Council accepts initial $8.1M plan for streets

Eminent domain against AT&T Ohio OK’d

1/29/2014
BY IGNAZIO MESSINA
BLADE STAFF WRITER

Toledo City Council voted Tuesday to approve the Collins administration’s initial list of 2014 street repaving projects and also agreed to begin the process of eminent domain against AT&T Ohio to acquire a small piece of land.

Council voted 10-1 in favor of spending $8.1 million on streets, including $4.2 million from the city’s capital improvement budget for what is called the 2014 “matches and planning program,” which the city submits for state and federal matching grants.

Residential streets are not eligible for those matching grants.

Councilman Theresa Gabriel voted no. Councilman Lindsay Webb was not present.

The Collins administration asked council to spend $2.2 million from the capital improvement budget for the 2014 general resurfacing program and $1.69 million of prior, unused capital improvement money for this year’s street program.

Ms. Gabriel said the Collins administration did not fully answer a question from Councilman Tyrone Riley last week regarding the $1.69 million.

“I don’t think the questions that were asked were given enough detail,” Ms. Gabriel said.

Mr. Riley wanted to know what projects were not completed or if projects were completed under budget, leaving money unspent.

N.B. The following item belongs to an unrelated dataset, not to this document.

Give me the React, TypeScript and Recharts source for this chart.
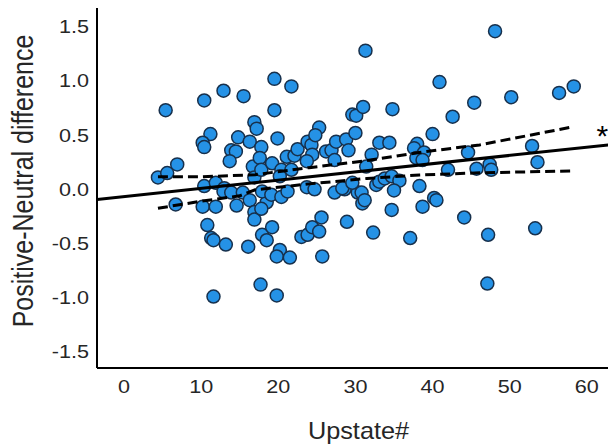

The city expects $23 million from state and federal sources this year. The local contribution for streets is less than the initial allocation for streets in 2013, when former Mayor Mike Bell asked for $7.49 million for matches and planning and $4.4 million for the 2013 general resurfacing program.

Mayor Bell set a city record in 2013 with 61 miles repaved.

Four-lane or wider streets were counted double. That included about 10 miles of streets that were funded in the 2012 budget.

Regarding the eminent domain, the city and AT&T Ohio reached an impasse over the sale of less than 0.19 acre.

The city plans to widen parts of Dorr Street in West Toledo so it can build center median islands and designated turn areas along the roads between Byrne Road and Westwood Avenue.

The city offered to buy the company’s property, which includes an easement and portion at 3332 Dorr.

AT&T Ohio is a subsidiary of AT&T Inc., the global telecommunications giant that is the largest mobile telephone provider in the United States.

In other business, council voted 11-0 in favor of a resolution to support low-income housing tax credits for the third phase of the Lucas Metropolitan Housing Authority’s Collingwood Green Senior Community.

A 65-unit building, which cost $12.7 million, was completed last year.

It was the first phase of a $46 million project at Collingwood Green that will include 272 housing units for low and middle-income families, a community building, and a park.